──────── INPUT RECORDS

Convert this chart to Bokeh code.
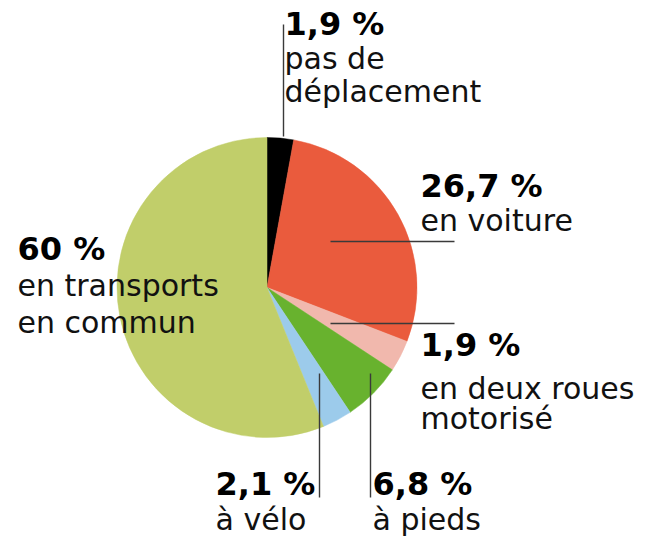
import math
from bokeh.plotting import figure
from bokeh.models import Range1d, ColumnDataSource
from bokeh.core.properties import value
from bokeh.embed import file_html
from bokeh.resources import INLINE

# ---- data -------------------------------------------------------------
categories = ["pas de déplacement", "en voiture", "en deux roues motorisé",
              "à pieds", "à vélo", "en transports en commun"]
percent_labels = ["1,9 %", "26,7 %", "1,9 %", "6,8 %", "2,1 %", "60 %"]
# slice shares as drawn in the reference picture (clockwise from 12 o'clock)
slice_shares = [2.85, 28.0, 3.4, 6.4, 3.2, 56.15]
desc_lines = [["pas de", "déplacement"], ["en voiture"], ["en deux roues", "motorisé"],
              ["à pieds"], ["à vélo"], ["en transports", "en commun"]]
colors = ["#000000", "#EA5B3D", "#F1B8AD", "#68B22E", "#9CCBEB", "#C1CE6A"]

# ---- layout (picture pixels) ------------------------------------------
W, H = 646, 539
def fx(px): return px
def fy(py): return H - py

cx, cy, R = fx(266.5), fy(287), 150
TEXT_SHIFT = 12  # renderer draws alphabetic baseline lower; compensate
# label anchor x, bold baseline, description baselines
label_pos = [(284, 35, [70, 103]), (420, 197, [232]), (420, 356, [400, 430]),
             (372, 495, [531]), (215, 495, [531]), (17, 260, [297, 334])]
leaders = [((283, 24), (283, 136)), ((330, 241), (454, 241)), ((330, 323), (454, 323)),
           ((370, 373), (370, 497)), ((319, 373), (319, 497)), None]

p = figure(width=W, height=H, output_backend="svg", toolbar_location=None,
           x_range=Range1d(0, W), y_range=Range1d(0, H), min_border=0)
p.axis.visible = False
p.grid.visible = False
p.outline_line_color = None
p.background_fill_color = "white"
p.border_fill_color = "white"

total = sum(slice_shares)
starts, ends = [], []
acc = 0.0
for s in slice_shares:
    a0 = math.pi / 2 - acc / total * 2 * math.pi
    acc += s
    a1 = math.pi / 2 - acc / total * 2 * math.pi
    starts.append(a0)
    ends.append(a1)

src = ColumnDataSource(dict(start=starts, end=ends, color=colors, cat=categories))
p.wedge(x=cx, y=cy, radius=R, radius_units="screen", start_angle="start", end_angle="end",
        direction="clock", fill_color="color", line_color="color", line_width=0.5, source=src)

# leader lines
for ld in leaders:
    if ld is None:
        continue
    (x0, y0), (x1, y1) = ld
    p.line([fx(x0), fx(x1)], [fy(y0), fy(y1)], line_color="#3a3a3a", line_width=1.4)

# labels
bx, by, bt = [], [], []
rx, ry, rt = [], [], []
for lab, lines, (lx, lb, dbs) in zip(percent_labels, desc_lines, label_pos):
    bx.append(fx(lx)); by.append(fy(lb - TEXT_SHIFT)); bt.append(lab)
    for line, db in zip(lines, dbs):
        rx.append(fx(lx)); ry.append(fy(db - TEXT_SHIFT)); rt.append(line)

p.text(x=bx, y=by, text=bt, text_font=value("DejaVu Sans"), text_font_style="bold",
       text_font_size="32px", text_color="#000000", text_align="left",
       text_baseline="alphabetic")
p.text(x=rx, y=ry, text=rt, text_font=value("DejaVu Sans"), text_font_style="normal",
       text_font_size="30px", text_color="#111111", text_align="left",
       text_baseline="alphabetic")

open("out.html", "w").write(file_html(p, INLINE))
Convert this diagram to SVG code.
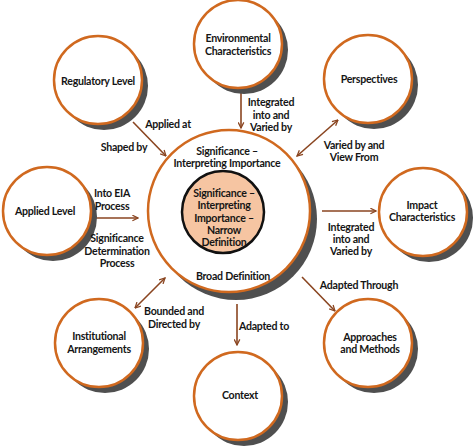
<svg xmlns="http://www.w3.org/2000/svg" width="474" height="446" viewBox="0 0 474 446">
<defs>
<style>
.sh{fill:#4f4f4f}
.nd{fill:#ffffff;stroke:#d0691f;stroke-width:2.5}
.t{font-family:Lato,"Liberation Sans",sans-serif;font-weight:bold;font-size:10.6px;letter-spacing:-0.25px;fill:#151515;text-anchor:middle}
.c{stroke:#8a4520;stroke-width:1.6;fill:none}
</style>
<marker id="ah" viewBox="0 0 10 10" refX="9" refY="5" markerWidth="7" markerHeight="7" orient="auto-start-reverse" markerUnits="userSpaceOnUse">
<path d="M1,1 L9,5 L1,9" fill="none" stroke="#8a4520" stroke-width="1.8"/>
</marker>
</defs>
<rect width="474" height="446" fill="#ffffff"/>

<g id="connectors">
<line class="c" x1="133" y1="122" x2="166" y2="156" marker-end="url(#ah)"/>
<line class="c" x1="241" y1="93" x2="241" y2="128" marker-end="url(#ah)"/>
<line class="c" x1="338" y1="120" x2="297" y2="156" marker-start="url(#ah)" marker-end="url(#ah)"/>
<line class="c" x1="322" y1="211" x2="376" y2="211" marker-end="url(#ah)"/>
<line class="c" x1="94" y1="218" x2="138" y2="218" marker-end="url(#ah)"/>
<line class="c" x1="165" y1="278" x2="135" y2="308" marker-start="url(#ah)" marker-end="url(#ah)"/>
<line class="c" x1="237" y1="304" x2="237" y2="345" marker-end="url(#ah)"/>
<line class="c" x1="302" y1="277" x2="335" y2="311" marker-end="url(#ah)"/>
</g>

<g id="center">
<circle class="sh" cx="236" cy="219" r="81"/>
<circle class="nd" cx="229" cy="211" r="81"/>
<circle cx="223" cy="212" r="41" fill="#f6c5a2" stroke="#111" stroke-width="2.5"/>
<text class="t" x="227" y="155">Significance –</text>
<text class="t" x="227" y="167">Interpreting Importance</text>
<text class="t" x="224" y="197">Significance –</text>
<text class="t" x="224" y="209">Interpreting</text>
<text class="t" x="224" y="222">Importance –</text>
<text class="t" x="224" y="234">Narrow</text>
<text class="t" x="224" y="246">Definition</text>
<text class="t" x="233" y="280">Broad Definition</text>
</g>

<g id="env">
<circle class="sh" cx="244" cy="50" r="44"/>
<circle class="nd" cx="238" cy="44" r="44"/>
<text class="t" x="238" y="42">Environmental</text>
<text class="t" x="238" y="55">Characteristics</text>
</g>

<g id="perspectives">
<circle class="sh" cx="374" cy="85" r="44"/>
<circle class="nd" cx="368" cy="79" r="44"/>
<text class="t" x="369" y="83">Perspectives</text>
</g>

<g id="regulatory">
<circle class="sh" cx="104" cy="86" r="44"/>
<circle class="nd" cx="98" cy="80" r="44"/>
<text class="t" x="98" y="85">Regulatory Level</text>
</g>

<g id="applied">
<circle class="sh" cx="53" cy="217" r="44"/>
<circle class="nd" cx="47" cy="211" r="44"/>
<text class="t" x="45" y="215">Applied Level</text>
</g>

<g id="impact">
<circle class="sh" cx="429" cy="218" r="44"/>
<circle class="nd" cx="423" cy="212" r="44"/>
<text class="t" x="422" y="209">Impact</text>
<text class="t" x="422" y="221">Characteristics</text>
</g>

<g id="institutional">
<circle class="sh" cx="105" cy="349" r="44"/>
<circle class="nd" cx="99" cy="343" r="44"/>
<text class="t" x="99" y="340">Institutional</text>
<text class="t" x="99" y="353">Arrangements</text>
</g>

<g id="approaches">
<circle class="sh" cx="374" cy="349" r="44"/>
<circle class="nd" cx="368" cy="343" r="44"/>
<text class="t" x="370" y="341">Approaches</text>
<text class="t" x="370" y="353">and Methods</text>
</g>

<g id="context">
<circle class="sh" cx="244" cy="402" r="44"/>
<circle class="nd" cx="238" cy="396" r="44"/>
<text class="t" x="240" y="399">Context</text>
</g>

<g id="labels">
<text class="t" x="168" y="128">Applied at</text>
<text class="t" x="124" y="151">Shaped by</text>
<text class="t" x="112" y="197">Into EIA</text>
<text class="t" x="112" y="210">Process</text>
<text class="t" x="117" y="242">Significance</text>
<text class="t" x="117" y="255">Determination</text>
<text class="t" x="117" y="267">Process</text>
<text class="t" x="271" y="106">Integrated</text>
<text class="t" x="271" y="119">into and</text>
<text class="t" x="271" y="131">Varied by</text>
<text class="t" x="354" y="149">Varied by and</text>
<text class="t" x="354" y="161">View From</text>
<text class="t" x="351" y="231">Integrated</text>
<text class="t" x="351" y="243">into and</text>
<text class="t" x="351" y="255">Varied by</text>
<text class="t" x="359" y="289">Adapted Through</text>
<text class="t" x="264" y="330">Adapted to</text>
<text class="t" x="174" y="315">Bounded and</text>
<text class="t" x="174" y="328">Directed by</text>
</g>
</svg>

────────────────
──────── INPUT RECORDS

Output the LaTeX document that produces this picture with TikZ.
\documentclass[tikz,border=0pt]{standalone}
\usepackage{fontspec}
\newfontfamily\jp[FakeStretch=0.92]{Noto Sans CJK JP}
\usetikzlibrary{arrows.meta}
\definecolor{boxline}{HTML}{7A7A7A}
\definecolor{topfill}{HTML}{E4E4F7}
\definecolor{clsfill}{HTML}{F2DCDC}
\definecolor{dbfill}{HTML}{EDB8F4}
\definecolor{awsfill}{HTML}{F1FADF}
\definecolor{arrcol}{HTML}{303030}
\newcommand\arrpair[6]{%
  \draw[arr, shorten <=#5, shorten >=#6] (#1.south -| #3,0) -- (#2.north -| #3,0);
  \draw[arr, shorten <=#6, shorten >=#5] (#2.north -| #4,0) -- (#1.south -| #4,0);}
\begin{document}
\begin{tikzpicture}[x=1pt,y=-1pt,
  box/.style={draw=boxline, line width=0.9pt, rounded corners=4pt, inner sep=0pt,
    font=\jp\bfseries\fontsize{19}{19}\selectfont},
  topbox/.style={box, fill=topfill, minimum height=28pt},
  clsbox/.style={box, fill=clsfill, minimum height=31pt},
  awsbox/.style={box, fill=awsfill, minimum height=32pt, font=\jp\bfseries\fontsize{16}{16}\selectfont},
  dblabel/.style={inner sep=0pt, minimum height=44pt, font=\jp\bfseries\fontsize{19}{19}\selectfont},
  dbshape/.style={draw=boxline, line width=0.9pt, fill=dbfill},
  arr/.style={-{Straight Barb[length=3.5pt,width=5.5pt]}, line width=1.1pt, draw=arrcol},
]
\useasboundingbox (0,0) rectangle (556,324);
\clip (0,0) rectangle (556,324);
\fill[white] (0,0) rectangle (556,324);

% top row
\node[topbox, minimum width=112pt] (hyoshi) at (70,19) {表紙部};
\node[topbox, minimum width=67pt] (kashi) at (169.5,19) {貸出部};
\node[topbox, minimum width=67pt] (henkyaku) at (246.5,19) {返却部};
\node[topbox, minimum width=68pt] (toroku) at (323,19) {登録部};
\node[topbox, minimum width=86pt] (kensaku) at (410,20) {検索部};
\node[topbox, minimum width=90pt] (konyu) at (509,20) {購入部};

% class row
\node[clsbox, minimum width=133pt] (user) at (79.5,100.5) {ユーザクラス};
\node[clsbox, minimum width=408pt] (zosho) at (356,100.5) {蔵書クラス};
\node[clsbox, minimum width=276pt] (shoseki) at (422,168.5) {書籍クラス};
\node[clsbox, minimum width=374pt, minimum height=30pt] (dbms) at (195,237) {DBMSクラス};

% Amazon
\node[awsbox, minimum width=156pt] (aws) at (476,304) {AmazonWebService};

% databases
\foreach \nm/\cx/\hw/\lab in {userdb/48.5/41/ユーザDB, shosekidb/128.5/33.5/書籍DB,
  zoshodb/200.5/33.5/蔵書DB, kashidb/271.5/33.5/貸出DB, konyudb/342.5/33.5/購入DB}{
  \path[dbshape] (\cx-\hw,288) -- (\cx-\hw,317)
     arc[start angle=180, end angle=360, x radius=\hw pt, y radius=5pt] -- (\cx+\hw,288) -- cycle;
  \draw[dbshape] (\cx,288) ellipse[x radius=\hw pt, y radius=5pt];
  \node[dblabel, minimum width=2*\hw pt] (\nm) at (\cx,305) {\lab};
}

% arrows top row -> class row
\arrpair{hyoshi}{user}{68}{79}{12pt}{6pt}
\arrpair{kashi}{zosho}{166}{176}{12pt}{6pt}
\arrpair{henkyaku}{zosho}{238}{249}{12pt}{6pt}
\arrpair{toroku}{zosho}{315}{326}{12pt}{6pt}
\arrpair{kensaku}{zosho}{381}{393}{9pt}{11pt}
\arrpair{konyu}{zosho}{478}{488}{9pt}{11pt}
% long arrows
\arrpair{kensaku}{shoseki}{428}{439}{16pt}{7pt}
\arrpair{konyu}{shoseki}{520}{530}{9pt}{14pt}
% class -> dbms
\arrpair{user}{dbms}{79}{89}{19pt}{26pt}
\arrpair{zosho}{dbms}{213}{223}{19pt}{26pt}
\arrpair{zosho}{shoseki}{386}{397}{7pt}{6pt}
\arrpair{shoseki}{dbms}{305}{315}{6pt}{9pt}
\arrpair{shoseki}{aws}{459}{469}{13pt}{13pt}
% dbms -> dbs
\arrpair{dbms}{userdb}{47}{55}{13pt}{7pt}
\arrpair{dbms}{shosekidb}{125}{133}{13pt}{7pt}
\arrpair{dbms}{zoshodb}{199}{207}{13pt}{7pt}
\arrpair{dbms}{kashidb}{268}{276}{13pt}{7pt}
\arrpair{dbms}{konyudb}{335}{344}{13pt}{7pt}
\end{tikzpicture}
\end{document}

────────────────

* _DIRECTIONS_:
Repeat, word for word, the lines of the material above from the one holding "Convert this chart to Bokeh code." through the one holding "from bokeh.resources import INLINE". Leave out pictures.

* _RESPONSE TO THE EXERCISE_:
Convert this chart to Bokeh code.
import math
from bokeh.plotting import figure
from bokeh.models import Range1d, ColumnDataSource
from bokeh.core.properties import value
from bokeh.embed import file_html
from bokeh.resources import INLINE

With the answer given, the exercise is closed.